§ **Information shown**:
· · ·
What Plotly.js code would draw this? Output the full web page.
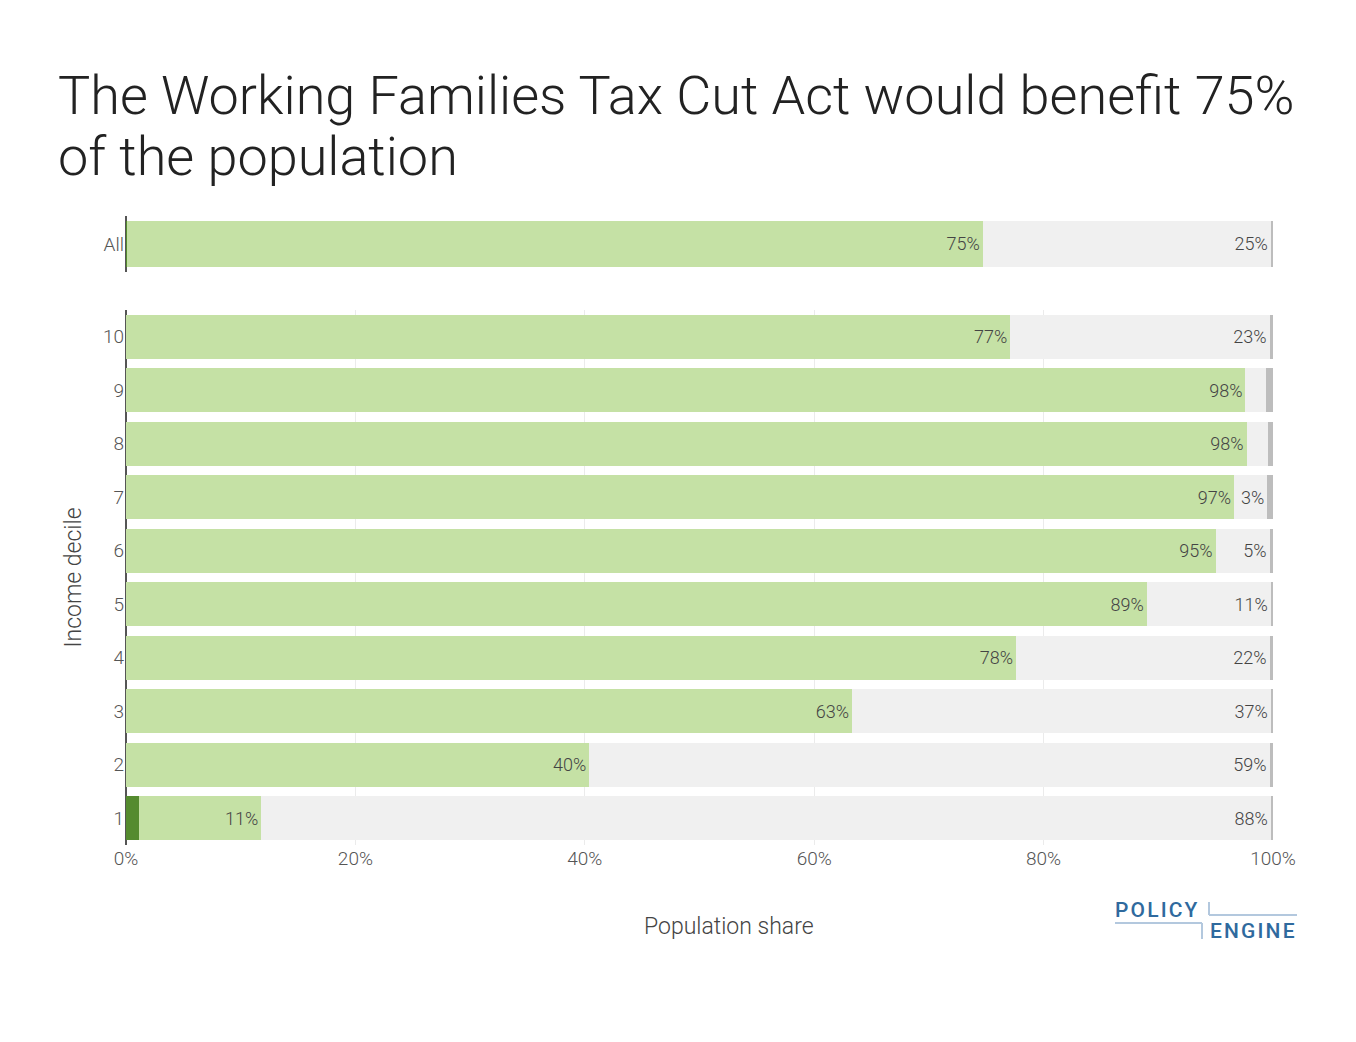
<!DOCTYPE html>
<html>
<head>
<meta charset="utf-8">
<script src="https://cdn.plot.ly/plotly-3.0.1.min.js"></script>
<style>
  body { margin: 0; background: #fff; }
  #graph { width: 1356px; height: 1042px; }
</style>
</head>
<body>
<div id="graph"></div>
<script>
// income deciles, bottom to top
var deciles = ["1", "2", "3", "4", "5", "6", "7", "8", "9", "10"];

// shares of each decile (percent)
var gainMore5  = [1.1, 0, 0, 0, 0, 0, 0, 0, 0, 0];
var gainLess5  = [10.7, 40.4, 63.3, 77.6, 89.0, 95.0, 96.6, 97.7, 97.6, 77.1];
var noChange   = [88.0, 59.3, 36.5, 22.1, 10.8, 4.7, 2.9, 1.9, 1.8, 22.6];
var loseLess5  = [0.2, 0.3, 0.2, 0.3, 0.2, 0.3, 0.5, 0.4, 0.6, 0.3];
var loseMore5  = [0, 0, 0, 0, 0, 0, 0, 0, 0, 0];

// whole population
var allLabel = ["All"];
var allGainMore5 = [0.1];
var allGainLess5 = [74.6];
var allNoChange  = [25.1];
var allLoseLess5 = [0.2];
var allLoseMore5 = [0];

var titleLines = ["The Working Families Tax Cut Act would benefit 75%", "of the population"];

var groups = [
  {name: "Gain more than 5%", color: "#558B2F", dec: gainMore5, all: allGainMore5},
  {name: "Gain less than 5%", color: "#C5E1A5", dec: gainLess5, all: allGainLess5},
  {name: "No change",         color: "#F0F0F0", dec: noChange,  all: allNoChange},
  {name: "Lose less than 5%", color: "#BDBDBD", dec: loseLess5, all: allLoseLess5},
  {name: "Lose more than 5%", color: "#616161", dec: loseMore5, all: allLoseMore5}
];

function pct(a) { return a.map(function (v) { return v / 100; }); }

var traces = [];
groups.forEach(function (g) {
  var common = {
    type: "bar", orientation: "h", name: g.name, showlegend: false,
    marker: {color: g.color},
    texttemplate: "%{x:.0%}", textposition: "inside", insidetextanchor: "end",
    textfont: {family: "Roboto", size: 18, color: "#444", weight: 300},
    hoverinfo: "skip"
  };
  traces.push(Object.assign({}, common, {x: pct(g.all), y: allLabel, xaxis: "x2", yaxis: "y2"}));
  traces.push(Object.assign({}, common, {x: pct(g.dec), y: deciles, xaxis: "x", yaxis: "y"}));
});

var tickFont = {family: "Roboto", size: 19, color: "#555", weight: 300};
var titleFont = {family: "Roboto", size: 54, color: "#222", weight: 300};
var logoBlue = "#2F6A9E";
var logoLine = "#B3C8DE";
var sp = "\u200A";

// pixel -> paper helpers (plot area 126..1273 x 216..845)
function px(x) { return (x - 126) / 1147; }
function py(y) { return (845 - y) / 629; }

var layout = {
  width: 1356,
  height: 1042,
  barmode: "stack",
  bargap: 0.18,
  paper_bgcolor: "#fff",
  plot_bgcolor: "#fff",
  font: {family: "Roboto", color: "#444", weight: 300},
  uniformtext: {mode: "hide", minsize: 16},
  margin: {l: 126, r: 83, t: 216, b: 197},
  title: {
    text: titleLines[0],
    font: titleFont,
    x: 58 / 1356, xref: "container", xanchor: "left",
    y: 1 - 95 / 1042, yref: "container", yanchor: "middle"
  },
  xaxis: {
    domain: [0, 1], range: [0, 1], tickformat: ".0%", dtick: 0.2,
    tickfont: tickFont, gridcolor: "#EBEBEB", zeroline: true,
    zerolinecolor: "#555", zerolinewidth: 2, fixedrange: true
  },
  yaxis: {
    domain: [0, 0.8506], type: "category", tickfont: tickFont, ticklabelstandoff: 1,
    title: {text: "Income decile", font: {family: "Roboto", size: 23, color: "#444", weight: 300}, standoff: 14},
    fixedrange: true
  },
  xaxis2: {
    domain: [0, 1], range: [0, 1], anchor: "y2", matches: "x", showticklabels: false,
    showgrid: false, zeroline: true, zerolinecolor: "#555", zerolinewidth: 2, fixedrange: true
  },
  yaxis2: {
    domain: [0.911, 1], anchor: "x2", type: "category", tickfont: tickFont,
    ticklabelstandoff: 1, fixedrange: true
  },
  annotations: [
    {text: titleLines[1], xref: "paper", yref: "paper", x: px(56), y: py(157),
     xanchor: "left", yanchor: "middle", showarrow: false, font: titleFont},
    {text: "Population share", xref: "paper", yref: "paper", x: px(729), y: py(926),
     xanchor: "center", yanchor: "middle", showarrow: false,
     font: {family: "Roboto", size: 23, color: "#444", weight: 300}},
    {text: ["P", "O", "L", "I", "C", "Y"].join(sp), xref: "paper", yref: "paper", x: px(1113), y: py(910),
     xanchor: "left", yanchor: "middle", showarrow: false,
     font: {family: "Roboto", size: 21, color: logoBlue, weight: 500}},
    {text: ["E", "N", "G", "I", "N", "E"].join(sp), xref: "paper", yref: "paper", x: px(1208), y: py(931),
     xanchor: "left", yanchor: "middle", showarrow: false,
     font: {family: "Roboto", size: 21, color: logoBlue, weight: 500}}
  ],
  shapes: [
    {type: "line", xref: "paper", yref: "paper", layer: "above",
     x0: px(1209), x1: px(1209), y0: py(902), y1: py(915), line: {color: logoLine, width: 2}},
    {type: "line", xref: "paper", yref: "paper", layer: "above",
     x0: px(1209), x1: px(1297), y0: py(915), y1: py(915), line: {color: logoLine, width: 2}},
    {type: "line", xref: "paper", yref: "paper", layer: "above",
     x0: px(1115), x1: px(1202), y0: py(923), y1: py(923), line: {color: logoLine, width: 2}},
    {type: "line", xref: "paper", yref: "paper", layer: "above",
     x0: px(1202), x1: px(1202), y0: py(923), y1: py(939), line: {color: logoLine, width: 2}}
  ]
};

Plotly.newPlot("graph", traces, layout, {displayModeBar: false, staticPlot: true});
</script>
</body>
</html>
· · ·
§ **Exercise aim**:
Leave out any pictures, please, and quote only the lines from the top of the data through the line that contains "return a.map(function (v)".

§ **Result for this task**:
What Plotly.js code would draw this? Output the full web page.
<!DOCTYPE html>
<html>
<head>
<meta charset="utf-8">
<script src="https://cdn.plot.ly/plotly-3.0.1.min.js"></script>
<style>
  body { margin: 0; background: #fff; }
  #graph { width: 1356px; height: 1042px; }
</style>
</head>
<body>
<div id="graph"></div>
<script>
// income deciles, bottom to top
var deciles = ["1", "2", "3", "4", "5", "6", "7", "8", "9", "10"];

// shares of each decile (percent)
var gainMore5  = [1.1, 0, 0, 0, 0, 0, 0, 0, 0, 0];
var gainLess5  = [10.7, 40.4, 63.3, 77.6, 89.0, 95.0, 96.6, 97.7, 97.6, 77.1];
var noChange   = [88.0, 59.3, 36.5, 22.1, 10.8, 4.7, 2.9, 1.9, 1.8, 22.6];
var loseLess5  = [0.2, 0.3, 0.2, 0.3, 0.2, 0.3, 0.5, 0.4, 0.6, 0.3];
var loseMore5  = [0, 0, 0, 0, 0, 0, 0, 0, 0, 0];

// whole population
var allLabel = ["All"];
var allGainMore5 = [0.1];
var allGainLess5 = [74.6];
var allNoChange  = [25.1];
var allLoseLess5 = [0.2];
var allLoseMore5 = [0];

var titleLines = ["The Working Families Tax Cut Act would benefit 75%", "of the population"];

var groups = [
  {name: "Gain more than 5%", color: "#558B2F", dec: gainMore5, all: allGainMore5},
  {name: "Gain less than 5%", color: "#C5E1A5", dec: gainLess5, all: allGainLess5},
  {name: "No change",         color: "#F0F0F0", dec: noChange,  all: allNoChange},
  {name: "Lose less than 5%", color: "#BDBDBD", dec: loseLess5, all: allLoseLess5},
  {name: "Lose more than 5%", color: "#616161", dec: loseMore5, all: allLoseMore5}
];

function pct(a) { return a.map(function (v) { return v / 100; }); }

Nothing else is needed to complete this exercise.